Problem details =>
Exactly the lines from the line containing "Output the Python" through the line containing "Y_TOP = 118.2" are to be echoed, with both included and pictures left out.

(Data extracted from a collection)
+++
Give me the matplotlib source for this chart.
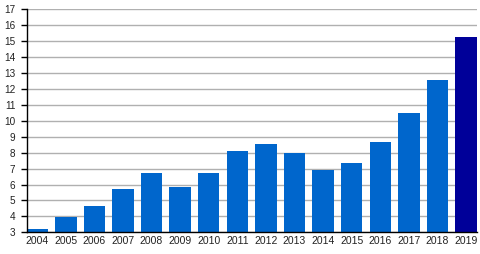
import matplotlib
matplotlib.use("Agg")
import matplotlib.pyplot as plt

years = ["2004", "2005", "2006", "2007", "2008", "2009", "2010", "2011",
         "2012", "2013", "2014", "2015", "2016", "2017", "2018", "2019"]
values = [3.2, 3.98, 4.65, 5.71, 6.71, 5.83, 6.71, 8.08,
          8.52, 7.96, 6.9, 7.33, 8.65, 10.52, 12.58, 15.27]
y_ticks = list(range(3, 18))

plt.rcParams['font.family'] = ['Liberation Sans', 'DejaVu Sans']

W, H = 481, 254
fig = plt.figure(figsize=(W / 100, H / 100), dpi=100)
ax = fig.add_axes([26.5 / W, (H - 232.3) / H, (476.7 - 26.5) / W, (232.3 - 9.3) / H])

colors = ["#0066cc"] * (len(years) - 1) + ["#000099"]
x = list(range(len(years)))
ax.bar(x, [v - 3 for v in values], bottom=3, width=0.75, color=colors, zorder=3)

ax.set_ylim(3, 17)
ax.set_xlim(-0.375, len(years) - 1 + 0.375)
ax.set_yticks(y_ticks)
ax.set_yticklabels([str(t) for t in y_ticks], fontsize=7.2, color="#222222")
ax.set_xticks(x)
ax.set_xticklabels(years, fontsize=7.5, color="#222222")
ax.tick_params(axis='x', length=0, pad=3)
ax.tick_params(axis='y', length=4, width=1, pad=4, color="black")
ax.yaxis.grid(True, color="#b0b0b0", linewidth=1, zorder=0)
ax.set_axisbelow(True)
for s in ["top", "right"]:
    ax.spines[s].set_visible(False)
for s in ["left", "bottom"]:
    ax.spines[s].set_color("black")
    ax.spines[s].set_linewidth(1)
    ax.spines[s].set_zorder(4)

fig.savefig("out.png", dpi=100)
+++
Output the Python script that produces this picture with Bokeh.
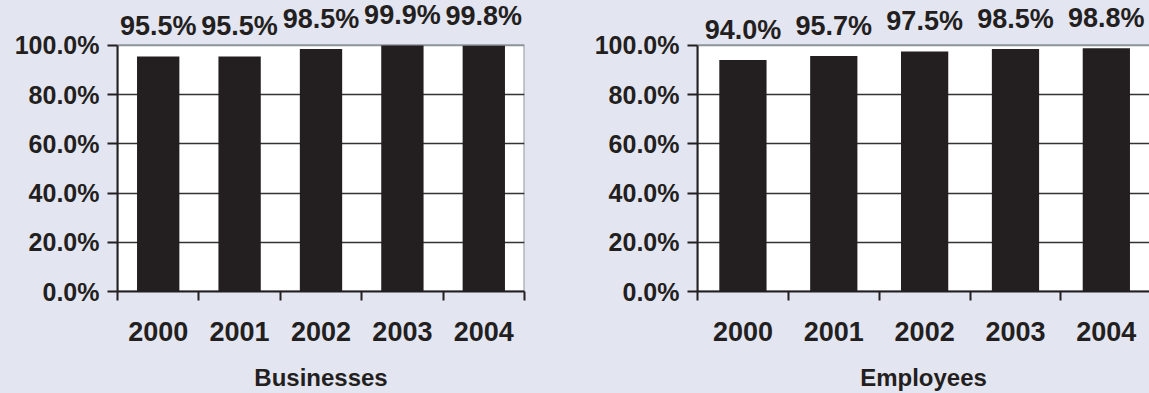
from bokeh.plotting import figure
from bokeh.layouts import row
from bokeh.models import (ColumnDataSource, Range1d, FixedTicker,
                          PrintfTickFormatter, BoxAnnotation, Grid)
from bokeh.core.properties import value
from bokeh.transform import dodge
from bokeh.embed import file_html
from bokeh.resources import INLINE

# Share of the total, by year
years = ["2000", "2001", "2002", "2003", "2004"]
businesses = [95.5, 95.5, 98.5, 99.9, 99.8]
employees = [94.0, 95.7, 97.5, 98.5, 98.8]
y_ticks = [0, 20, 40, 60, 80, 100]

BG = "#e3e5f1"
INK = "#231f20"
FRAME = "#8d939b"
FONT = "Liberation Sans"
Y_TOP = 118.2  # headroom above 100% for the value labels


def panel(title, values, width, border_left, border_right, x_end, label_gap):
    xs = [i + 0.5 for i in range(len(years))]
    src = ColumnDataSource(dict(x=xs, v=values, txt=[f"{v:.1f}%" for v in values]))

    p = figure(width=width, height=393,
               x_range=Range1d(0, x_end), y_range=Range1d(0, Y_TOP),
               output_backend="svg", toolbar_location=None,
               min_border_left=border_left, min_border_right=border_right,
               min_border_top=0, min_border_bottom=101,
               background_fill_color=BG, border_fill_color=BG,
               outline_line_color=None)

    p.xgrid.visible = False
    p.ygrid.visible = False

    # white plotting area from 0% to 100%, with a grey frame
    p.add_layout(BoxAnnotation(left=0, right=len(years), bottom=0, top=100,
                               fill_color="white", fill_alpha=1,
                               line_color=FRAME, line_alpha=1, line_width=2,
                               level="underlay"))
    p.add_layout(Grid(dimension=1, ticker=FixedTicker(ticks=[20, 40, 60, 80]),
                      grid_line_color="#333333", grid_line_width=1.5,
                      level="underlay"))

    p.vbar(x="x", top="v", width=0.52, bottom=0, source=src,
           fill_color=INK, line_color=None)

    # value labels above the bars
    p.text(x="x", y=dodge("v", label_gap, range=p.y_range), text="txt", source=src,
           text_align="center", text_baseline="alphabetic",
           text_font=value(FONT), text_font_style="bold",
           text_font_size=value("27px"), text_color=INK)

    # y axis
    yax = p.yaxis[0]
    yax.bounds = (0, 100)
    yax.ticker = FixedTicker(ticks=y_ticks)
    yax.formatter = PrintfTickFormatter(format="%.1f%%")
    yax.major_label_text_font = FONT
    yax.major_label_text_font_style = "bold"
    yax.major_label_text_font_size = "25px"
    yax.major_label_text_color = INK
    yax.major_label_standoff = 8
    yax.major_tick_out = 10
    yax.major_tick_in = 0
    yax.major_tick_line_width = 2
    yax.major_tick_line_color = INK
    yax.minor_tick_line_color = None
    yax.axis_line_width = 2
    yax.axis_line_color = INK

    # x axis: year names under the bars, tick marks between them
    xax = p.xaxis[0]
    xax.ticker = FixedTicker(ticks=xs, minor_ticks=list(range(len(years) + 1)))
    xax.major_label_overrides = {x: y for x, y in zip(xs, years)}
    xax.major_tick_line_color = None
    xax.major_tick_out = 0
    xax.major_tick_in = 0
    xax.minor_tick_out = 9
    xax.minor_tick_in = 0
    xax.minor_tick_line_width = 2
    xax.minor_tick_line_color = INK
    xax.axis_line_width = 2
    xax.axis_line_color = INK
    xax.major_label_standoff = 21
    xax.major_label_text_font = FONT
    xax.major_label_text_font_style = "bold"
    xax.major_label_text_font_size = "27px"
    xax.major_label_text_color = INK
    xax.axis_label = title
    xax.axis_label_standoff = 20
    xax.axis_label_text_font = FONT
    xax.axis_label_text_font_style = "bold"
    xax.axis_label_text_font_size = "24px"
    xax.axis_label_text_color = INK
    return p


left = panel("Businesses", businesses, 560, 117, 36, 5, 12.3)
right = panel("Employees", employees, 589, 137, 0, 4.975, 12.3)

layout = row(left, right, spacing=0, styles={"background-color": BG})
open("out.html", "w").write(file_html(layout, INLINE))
+++
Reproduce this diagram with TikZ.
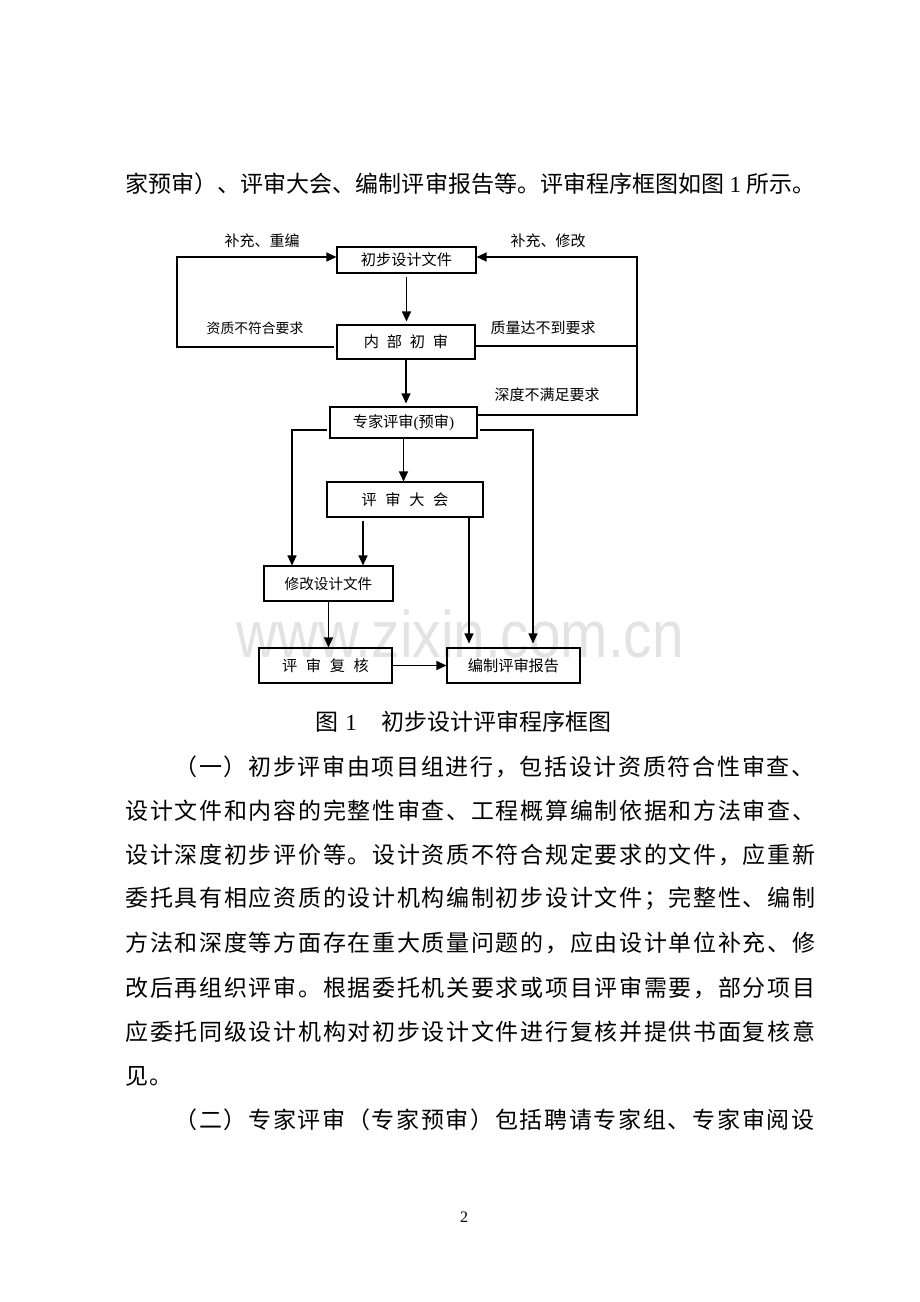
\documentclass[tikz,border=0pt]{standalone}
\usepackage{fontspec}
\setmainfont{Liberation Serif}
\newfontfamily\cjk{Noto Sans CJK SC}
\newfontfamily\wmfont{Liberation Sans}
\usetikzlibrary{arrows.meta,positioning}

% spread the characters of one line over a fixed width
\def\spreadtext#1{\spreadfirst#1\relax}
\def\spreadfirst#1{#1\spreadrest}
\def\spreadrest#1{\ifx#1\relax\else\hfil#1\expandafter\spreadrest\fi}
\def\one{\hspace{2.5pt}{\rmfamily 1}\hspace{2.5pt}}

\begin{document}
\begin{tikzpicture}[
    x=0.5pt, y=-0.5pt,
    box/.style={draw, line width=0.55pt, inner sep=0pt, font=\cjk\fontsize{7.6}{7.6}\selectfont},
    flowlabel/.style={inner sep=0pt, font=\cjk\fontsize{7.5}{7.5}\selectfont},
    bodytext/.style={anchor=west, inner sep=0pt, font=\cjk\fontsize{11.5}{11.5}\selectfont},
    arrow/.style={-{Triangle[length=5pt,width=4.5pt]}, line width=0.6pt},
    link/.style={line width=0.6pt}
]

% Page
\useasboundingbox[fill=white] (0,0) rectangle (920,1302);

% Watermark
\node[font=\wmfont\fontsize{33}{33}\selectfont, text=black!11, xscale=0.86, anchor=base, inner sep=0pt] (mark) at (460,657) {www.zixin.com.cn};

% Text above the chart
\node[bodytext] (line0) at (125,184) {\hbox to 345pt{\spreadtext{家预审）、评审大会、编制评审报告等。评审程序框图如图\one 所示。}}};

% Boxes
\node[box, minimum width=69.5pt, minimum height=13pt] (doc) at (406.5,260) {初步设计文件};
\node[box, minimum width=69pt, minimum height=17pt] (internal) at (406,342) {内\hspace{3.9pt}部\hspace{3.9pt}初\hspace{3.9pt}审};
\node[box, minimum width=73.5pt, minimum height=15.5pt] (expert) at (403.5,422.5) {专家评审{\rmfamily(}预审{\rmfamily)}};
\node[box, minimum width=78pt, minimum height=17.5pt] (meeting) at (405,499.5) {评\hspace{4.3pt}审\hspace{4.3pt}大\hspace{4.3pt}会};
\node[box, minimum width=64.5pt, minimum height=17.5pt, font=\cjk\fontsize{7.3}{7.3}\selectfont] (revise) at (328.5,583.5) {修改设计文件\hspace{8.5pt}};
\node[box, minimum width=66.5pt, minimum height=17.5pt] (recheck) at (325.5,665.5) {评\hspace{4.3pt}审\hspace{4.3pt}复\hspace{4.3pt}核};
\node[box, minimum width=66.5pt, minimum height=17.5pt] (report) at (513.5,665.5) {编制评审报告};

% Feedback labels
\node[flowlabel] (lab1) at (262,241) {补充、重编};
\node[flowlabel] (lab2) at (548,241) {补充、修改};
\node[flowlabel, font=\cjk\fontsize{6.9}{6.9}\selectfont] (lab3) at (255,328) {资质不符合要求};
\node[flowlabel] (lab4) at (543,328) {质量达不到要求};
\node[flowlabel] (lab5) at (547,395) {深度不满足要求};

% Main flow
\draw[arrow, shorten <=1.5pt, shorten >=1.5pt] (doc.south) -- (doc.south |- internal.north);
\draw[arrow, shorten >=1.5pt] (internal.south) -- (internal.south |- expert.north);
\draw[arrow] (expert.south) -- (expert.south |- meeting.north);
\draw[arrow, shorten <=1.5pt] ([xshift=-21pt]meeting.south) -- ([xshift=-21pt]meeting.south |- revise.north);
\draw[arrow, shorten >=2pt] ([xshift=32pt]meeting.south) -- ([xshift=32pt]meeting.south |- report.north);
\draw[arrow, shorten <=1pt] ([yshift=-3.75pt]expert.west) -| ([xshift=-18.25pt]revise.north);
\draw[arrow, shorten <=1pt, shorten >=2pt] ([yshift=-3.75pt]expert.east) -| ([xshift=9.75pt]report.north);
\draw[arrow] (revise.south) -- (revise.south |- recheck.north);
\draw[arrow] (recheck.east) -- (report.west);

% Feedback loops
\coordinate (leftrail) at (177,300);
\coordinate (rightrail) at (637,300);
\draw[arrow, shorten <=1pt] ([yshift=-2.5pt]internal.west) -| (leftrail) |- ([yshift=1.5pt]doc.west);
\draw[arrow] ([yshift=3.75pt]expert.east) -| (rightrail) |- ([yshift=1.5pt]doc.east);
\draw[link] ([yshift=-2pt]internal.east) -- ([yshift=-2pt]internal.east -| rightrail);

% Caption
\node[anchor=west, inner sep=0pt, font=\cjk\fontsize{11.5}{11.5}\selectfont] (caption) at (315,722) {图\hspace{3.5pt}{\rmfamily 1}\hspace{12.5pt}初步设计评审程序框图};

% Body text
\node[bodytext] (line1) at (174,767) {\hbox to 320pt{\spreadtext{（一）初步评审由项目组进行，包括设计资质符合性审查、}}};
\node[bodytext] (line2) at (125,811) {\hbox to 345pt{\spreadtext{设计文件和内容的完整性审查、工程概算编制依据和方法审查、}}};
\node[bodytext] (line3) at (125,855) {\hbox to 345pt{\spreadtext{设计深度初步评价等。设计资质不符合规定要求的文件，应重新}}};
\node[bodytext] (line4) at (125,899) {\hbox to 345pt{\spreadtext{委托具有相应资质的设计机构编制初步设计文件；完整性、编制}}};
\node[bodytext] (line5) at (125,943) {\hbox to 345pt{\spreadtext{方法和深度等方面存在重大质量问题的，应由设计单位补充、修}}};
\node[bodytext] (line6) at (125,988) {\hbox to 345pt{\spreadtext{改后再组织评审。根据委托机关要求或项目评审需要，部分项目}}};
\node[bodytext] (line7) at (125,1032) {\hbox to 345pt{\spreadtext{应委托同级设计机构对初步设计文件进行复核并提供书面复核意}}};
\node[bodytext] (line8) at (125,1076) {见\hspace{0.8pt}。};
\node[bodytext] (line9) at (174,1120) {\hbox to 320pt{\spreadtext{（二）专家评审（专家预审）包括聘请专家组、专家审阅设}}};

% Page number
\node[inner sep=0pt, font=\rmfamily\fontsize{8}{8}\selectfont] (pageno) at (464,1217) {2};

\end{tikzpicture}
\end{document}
+++
Worked solution =>
Output the Python script that produces this picture with Bokeh.
from bokeh.plotting import figure
from bokeh.layouts import row
from bokeh.models import (ColumnDataSource, Range1d, FixedTicker,
                          PrintfTickFormatter, BoxAnnotation, Grid)
from bokeh.core.properties import value
from bokeh.transform import dodge
from bokeh.embed import file_html
from bokeh.resources import INLINE

# Share of the total, by year
years = ["2000", "2001", "2002", "2003", "2004"]
businesses = [95.5, 95.5, 98.5, 99.9, 99.8]
employees = [94.0, 95.7, 97.5, 98.5, 98.8]
y_ticks = [0, 20, 40, 60, 80, 100]

BG = "#e3e5f1"
INK = "#231f20"
FRAME = "#8d939b"
FONT = "Liberation Sans"
Y_TOP = 118.2  # headroom above 100% for the value labels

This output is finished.